Over the weekend, many newspapers ran an Associated Press story by religion correspondent Rachel Zoll, about the emerging conflicts between same-sex marriage and religious freedom—such as are exemplified in the unfortunate decision last week by the New Mexico supreme court in Elane Photography v. Willock . I was among the sources for Zoll’s article, which was quite well done—I certainly have no complaints, as I was paraphrased accurately, quoted (I think) to good effect, and nothing was either taken out of its original context or placed into a new one that would cast my views in a bad light. In short, I’d like to thank Rachel Zoll for some good reporting here.
Still, when one (inevitably) says more than a reporter can use, one wishes, well, that more had been used. I answered Zoll’s questions by e-mail over a month ago, and just for the record (and because two can be journalists in a case like this), I reproduce those questions and answers in full here.

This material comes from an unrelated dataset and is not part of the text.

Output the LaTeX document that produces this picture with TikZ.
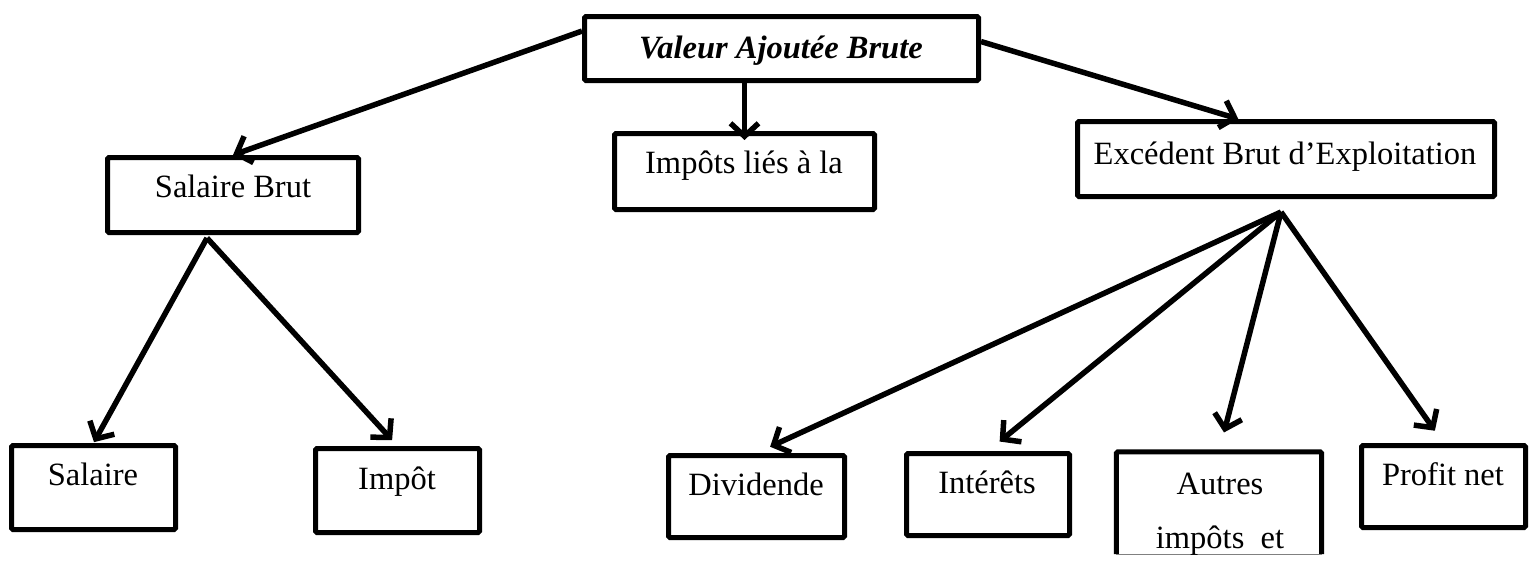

Zoll had read an essay I published at Public Discourse in June, and this provided the backdrop to her questions.
Zoll : Would it be accurate to summarize your argument this way: that the only sound way to protect religious freedom is by defending traditional marriage?Franck : I think it is the only safe bet for religious freedom. One can imagine it is logically possible for same-sex marriage to be established, while those who believe it is not marriage are fully protected in their religious freedom to act on that belief. But there are scores of millions of Americans who would choose not to recognize same-sex marriage as the real thing, if they were fully free to choose, as employers, educators, landlords, providers of goods and services, social service providers, and so on. Full protection of such freedom would create such a honeycomb of recognition here, but not there that advocates of same-sex marriage would find it intolerable. So far all signs are that those advocates will not tolerate such deviations from the new normal they wish to create. This is why robust religious freedom protections have regularly failed almost completely when state legislatures have enacted same-sex marriage laws. For same-sex marriage advocates, victory means a new moral consensus, which seems more important to them than other peoples consciences.

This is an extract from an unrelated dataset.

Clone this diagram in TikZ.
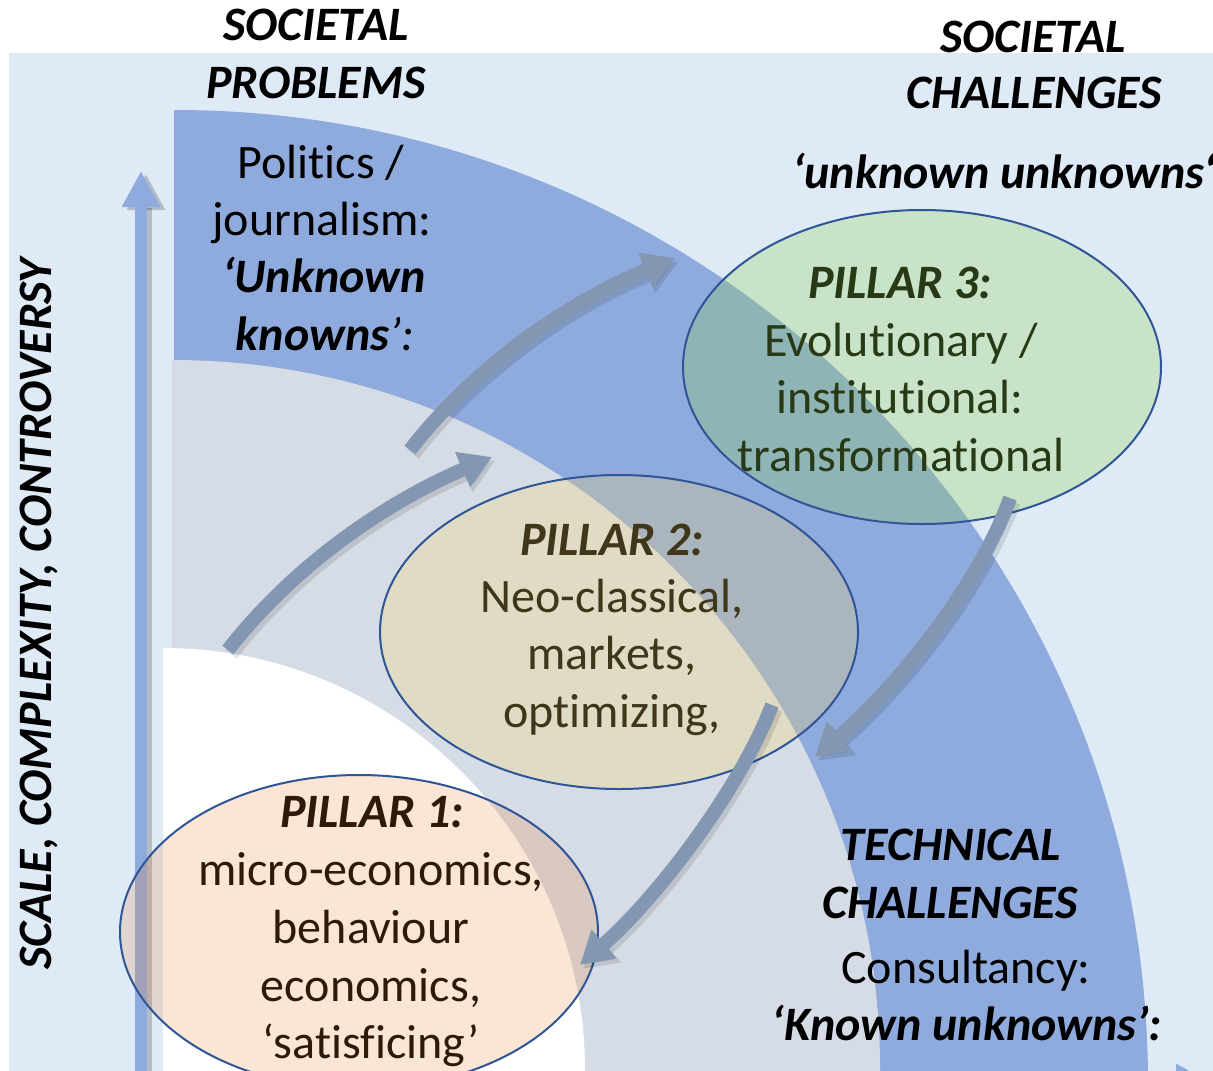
\documentclass[tikz,border=0pt]{standalone}
\usepackage{fontspec}
\setmainfont{Carlito}[Ligatures=NoCommon]
\usetikzlibrary{shapes.geometric,arrows.meta}
\definecolor{bgblue}{RGB}{222,235,247}
\definecolor{bandblue}{RGB}{143,170,220}
\definecolor{bandgrey}{RGB}{214,220,229}
\definecolor{arrowc}{RGB}{131,151,178}
\definecolor{ellline}{RGB}{47,85,151}
\definecolor{ponefill}{RGB}{237,125,49}
\definecolor{ptwofill}{RGB}{255,217,102}
\definecolor{pthreefill}{RGB}{146,208,80}
\begin{document}
\begin{tikzpicture}[x=1pt,y=-1pt,
  txt/.style={font=\fontsize{48}{58}\selectfont, inner sep=0pt, anchor=base},
  bi/.style={txt, font=\fontsize{48}{58}\selectfont\bfseries\itshape},
  pillar/.style={ellipse, draw=ellline, line width=2pt, minimum width=478pt, minimum height=314pt, inner sep=0pt},
  curvarrow/.style={draw=arrowc, line width=14pt, -{Triangle[width=36pt,length=32pt]}},
  curvshadow/.style={draw=black, opacity=0.11, line width=15pt, -{Triangle[width=38pt,length=33pt]}, transform canvas={xshift=3pt,yshift=-4pt}},
  axisarrow/.style={draw=bandblue, line width=12pt, -{Triangle[width=36pt,length=36pt]}},
  axisshadow/.style={draw=black, opacity=0.2, line width=12pt, -{Triangle[width=36pt,length=36pt]}, transform canvas={xshift=5pt,yshift=-3pt}},
]
\useasboundingbox (0,0) rectangle (1213,1071);
\clip (0,0) rectangle (1213,1071);
% background
\fill[white] (0,0) rectangle (1213,1071);
\fill[bgblue] (9,53) rectangle (1213,1071);
% bands
\begin{scope}
  \clip (174,0) rectangle (1213,1071);
  \fill[bandblue] (175,1083) circle[radius=973pt];
\end{scope}
\begin{scope}
  \clip (172,0) rectangle (1213,1071);
  \fill[bandgrey] (172,1068) circle[radius=708pt];
\end{scope}
\begin{scope}
  \clip (163,0) rectangle (1213,1071);
  \fill[white] (163,1070) circle[radius=422pt];
\end{scope}
% axis arrows
\coordinate (vb) at (141,1095);
\coordinate (vt) at (141,171);
\coordinate (hl) at (300,1083);
\coordinate (hr) at (1212,1083);
\draw[axisshadow] (vb) -- (vt);
\draw[axisarrow] (vb) -- (vt);
\draw[axisarrow] (hl) -- (hr);
% headers
\node[bi] (sp1) at (316,40) {SOCIETAL};
\node[bi] (sp2) at (316,98) {PROBLEMS};
\node[bi] (sc1) at (1033,52) {SOCIETAL};
\node[bi] (sc2) at (1034,108) {CHALLENGES};
\node[bi, anchor=base west] (uu) at (792,188) {‘unknown unknowns‘};
\node[bi, rotate=90] (axislabel) at (51,614) {SCALE, COMPLEXITY, CONTROVERSY};
% politics
\node[txt] (pj1) at (321,178) {Politics /};
\node[txt] (pj2) at (322,235) {journalism:};
\node[bi] (pj3) at (324,292) {‘Unknown};
\node[txt] (pj4) at (325,350) {{\bfseries\itshape knowns}{\itshape ’:}};
% technical
\node[bi] (tc1) at (951,860) {TECHNICAL};
\node[bi] (tc2) at (950,918) {CHALLENGES};
\node[txt] (tc3) at (966,983) {Consultancy:};
\node[bi] (tc4) at (967,1040) {‘Known unknowns’:};
% pillar 3
\node[bi] (p3a) at (900,298) {PILLAR 3:};
\node[txt] (p3b) at (901,356) {Evolutionary /};
\node[txt] (p3c) at (900,413) {institutional:};
\node[txt] (p3d) at (901,471) {transformational};
% pillar 2
\node[bi] (p2a) at (612,555) {PILLAR 2:};
\node[txt] (p2b) at (612,612) {Neo-classical,};
\node[txt] (p2c) at (612,669) {markets,};
\node[txt] (p2d) at (612,727) {optimizing,};
% pillar 1
\node[bi] (p1a) at (372,827) {PILLAR 1:};
\node[txt] (p1b) at (371,885) {micro-economics,};
\node[txt] (p1c) at (371,943) {behaviour};
\node[txt] (p1d) at (371,1001) {economics,};
\node[txt] (p1e) at (371,1058) {‘satisficing’};
% ellipses
\node[pillar, fill=pthreefill, fill opacity=0.28] (pillar3) at (922,367) {};
\node[pillar, fill=ptwofill, fill opacity=0.25] (pillar2) at (619,632) {};
\node[pillar, fill=ponefill, fill opacity=0.2] (pillar1) at (359,932) {};
% curved arrows
\coordinate (a1s) at (228,650);
\coordinate (a1e) at (492,457);
\coordinate (a2s) at (410,450);
\coordinate (a2e) at (675,258);
\coordinate (a3s) at (1010,498);
\coordinate (a3e) at (815,757);
\coordinate (a4s) at (772,705);
\coordinate (a4e) at (580,965);
\draw[curvshadow] (a1s) .. controls (290,570) and (380,505) .. (a1e);
\draw[curvshadow] (a2s) .. controls (472,370) and (562,305) .. (a2e);
\draw[curvshadow] (a3s) .. controls (980,583) and (900,684) .. (a3e);
\draw[curvshadow] (a4s) .. controls (742,785) and (660,895) .. (a4e);
\draw[curvarrow] (a1s) .. controls (290,570) and (380,505) .. (a1e);
\draw[curvarrow] (a2s) .. controls (472,370) and (562,305) .. (a2e);
\draw[curvarrow] (a3s) .. controls (980,583) and (900,684) .. (a3e);
\draw[curvarrow] (a4s) .. controls (742,785) and (660,895) .. (a4e);
\end{tikzpicture}
\end{document}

Zoll : In your view, are the scholars you mentioned in your article [Robin Fretwell Wilson and Douglas Laycock, both also interviewed by Zoll for this AP article.—MF] undermining efforts to uphold one man-one woman marriage by focusing on exemptions for religious groups as a way to protect religious freedom?
Franck : I am sure the scholars I mentioned mean well. In some cases, however, it might encourage a wavering legislator to vote for same-sex marriage if he or she is concerned about religious freedom and is persuaded that some token or partial protection of it makes that vote easier to cast. And if only religious groups are given protection, we are a long way from full, robust protection for religious conscience, which belongs to everyone who can be a moral agent: individuals, groups, churches, ministries, nonprofit-sector corporations, and for-profit corporations too (as in the case of Hobby Lobby in the HHS mandate controversy).
Zoll : In your view, is there any value for faith groups to pursuing religious exemptions as a stand-alone effort—meaning independent from defending marriage?
Franck : In my view, such efforts are a rearguard action retreating from a field one has surrendered. But we have not lost the fight for the truth about marriage, and surrendering the field is premature. I continue to hope that it will never finally be necessary, and I work to make that hope a reality.